The exercise >>
Go through the records below line by line. Count the lines with "source" and give the count alone.

=== Supplied data ===

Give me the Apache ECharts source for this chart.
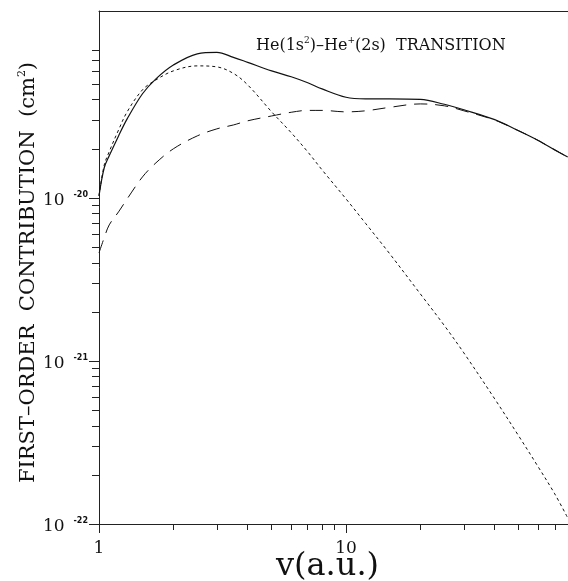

===
=== Supplied data ===

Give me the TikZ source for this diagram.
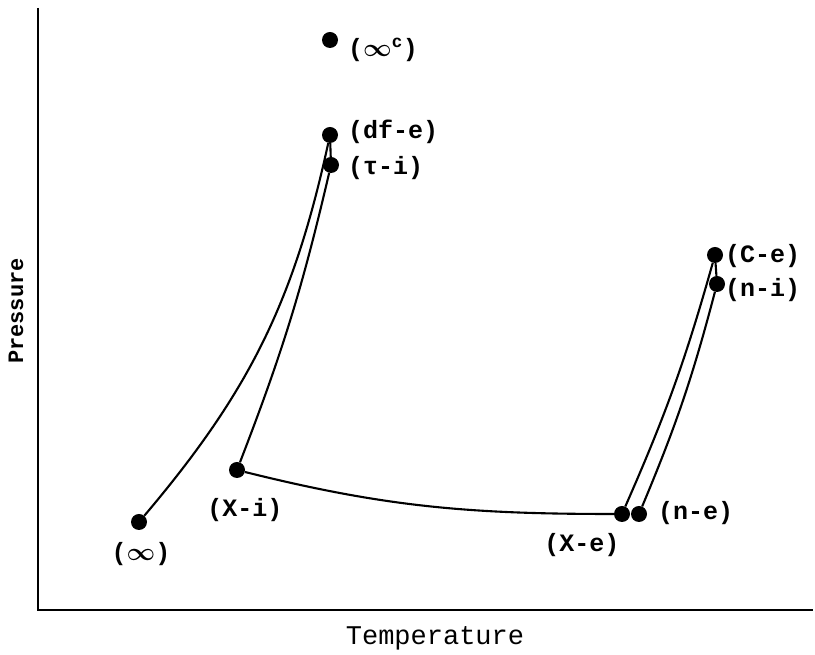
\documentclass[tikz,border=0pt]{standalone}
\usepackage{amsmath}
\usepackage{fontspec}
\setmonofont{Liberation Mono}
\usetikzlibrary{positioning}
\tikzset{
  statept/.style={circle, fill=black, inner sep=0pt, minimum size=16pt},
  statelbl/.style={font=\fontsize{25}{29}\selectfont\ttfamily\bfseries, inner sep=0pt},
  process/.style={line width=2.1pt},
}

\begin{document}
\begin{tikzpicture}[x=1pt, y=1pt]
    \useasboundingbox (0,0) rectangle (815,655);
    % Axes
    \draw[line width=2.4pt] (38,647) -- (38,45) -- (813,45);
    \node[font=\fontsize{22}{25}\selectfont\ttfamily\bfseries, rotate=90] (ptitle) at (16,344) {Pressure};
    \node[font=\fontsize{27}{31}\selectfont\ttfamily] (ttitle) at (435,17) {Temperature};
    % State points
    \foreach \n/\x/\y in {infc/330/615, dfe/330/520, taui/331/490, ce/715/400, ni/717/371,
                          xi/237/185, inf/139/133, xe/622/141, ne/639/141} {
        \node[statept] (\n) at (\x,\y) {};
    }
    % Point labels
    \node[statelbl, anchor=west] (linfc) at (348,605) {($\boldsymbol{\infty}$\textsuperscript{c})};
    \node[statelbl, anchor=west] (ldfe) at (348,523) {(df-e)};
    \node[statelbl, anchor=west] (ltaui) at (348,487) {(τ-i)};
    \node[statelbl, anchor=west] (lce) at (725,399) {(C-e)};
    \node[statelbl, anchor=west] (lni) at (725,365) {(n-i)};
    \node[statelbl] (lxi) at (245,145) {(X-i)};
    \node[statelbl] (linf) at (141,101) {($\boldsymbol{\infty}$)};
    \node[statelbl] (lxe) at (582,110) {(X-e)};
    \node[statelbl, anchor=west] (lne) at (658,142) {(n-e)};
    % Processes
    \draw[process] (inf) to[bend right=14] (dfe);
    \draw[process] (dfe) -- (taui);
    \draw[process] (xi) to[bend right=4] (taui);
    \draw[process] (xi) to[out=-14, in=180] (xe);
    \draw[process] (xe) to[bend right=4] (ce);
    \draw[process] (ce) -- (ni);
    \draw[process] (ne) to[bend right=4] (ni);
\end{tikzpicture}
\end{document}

===

Response for this exercise >>
2